Saturday, August 11, 2007
Death in the Truffle Wood by Pierre Magnan
Protagonist: Commissaire Laviolette
Setting: The village of Banon, Provence, France
I might have read this book for the quirkly title alone, but I also received a few recommendations. Written in 1978, it was finally translated into English in 2005, and is a quick, fun read. In Banon, passing hippies start to disappear -- and then show up dead. It's a real whodunnit, and the characters are as quirky as the title -- after all, a truffle-sniffing pig has a major plot role!
S is for Silence by Sue Grafton
Protagonist: Kinsey Millhone
Setting: Santa Maria, Calif.
Grafton's best, the story bounces back and forth between Kinsey's investigation and the actual events surrounding a disappearance, possible murder. Kinsey is asked to solve a woman's sudden disappearance, 34 years later. What she finds is a string of heartbreaking secrets.
The Grave Tattoo by Val McDermid
Protagonist: Jane Gresham
Setting: Lake District, England
Jane Gresham, a Wordsworth scholar, is on a hunt for a missing poem and the answer to a long-ago mystery involving an HMS Bounty mutineer. Those who might know the whereabouts of the poem suddenly start dying before Gresham can get answers. I like McDermid's writing and the plot sounded promising, but I was disappointed -- too many characters, a bit choppy and way too melodramatic. And the worse, a predictable ending.
In the Woods by Tana French
Protagonist: Adam Robert Ryan
Setting: Knocknaree, Ireland
Three children go into the woods to play, but only one returns. The other two have gone missing and the surviving child has no memory of what's happened to them. This child grows up to become detective. One day, a young girl is slain in the same woods. With his partner Cassie, Ryan, now a murder squad detective, tries to unravel the strange case. This has a very bleak ending, and one that was ultimately unsatisfying. Until then, I was hooked -- great characters, very well-written. But the ending spoiled what had been a great read.

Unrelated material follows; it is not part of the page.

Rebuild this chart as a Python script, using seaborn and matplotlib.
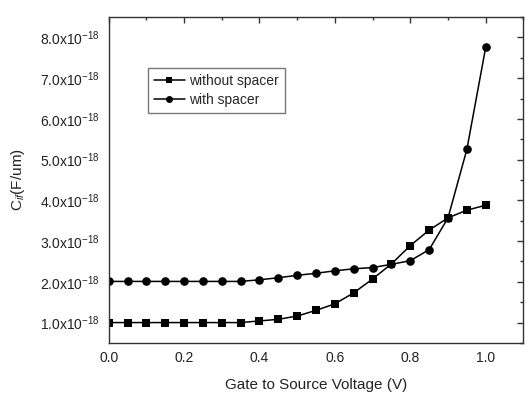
import matplotlib
matplotlib.use("Agg")
import matplotlib.pyplot as plt
import seaborn as sns
import pandas as pd
import numpy as np
from matplotlib.ticker import MultipleLocator, FuncFormatter, NullFormatter

vgs = [0.0, 0.05, 0.1, 0.15, 0.2, 0.25, 0.3, 0.35, 0.4, 0.45, 0.5, 0.55, 0.6,
       0.65, 0.7, 0.75, 0.8, 0.85, 0.9, 0.95, 1.0]
without_spacer = [1.0, 1.0, 1.0, 1.0, 1.0, 1.0, 1.0, 1.0, 1.04, 1.08, 1.16, 1.30,
                  1.46, 1.73, 2.07, 2.44, 2.89, 3.27, 3.57, 3.76, 3.88]
with_spacer = [2.01, 2.01, 2.01, 2.01, 2.01, 2.01, 2.01, 2.01, 2.05, 2.10, 2.16,
               2.21, 2.27, 2.32, 2.35, 2.43, 2.52, 2.79, 3.57, 5.25, 7.76]
series_names = ["without spacer", "with spacer"]

df = pd.concat([
    pd.DataFrame({"V": vgs, "C": without_spacer, "s": series_names[0]}),
    pd.DataFrame({"V": vgs, "C": with_spacer, "s": series_names[1]}),
])

sns.set_theme(style="white")
plt.rcParams['font.family'] = ['Liberation Sans', 'DejaVu Sans']
plt.rcParams['mathtext.fontset'] = 'custom'
plt.rcParams['mathtext.rm'] = 'Liberation Sans'
plt.rcParams['mathtext.it'] = 'Liberation Sans:italic'

fig = plt.figure(figsize=(5.25, 3.96), dpi=100)
ax = fig.add_axes([0.207, 0.134, 0.79, 0.823])

sns.lineplot(data=df, x="V", y="C", hue="s", style="s",
             markers={"without spacer": "s", "with spacer": "o"},
             dashes=False, palette={"without spacer": "black", "with spacer": "black"},
             markersize=6, linewidth=1.1, markeredgewidth=0, ax=ax, legend=True)

for ln in ax.lines:
    ln.set_markeredgewidth(0)
    if ln.get_marker() == "s":
        ln.set_markersize(5.6)
    elif ln.get_marker() == "o":
        ln.set_markersize(6.2)

ax.set_xlim(0, 1.1)
ax.set_ylim(0.5, 8.5)
ax.xaxis.set_major_locator(MultipleLocator(0.2))
ax.xaxis.set_minor_locator(MultipleLocator(0.1))
ax.yaxis.set_major_locator(MultipleLocator(1.0))
ax.yaxis.set_minor_locator(MultipleLocator(0.5))
ax.xaxis.set_major_formatter(FuncFormatter(lambda v, p: f"{v:.1f}"))
ax.yaxis.set_major_formatter(FuncFormatter(lambda v, p: f"{v:.1f}x10$^{{-18}}$"))

ax.tick_params(which="both", direction="out", color="#333333", width=1.0,
               labelsize=10, labelcolor="#222222", pad=2)
ax.tick_params(which="major", length=4)
ax.tick_params(which="minor", length=2.5)
for side in ["top", "right", "bottom", "left"]:
    ax.spines[side].set_color("#333333")
    ax.spines[side].set_linewidth(1.0)

top = ax.secondary_xaxis("top")
top.xaxis.set_major_locator(MultipleLocator(0.2))
top.xaxis.set_minor_locator(MultipleLocator(0.1))
top.xaxis.set_major_formatter(NullFormatter())
top.tick_params(which="both", direction="in", color="#333333", width=1.0)
top.tick_params(which="major", length=4)
top.tick_params(which="minor", length=2.5)
top.spines["top"].set_visible(False)

right = ax.secondary_yaxis("right")
right.yaxis.set_major_locator(MultipleLocator(1.0))
right.yaxis.set_minor_locator(MultipleLocator(0.5))
right.yaxis.set_major_formatter(NullFormatter())
right.tick_params(which="both", direction="in", color="#333333", width=1.0)
right.tick_params(which="major", length=4)
right.tick_params(which="minor", length=2.5)
right.spines["right"].set_visible(False)

ax.set_xlabel("Gate to Source Voltage (V)", fontsize=11, color="#222222", labelpad=9)
ax.set_ylabel("C$_{if}$(F/um)", fontsize=11, color="#222222", labelpad=10)

leg = ax.legend(loc="upper left", bbox_to_anchor=(0.078, 0.866), frameon=True,
                fancybox=False, edgecolor="#555555", fontsize=10,
                handlelength=2.2, handletextpad=0.3, borderpad=0.45,
                labelspacing=0.35, title=None)
leg.get_frame().set_linewidth(1.0)
for h in leg.legend_handles:
    h.set_markersize(5)
    h.set_markeredgewidth(0)

fig.savefig("out.png", dpi=100)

Harry Potter and the Order of the Phoenix by J.K. Rowling (audio).
Progatonist: Harry Potter
As usual, Rowling doesn't disappoint. Harry, growing up, has his first kiss, but also has the bitter experience of seeing a loved one die. The book, much darker than previous ones, is obviously setting up the final two books.
In preparation for trip to northern England and Scotland, some classic gothic literature: Jane Eyre by Charlotte Bronte, Dracula by Bram Stoker, Dr. Jekyll and Mr. Hyde by Robert Louis Stevenson and The Moonstone by Wilkie Collins.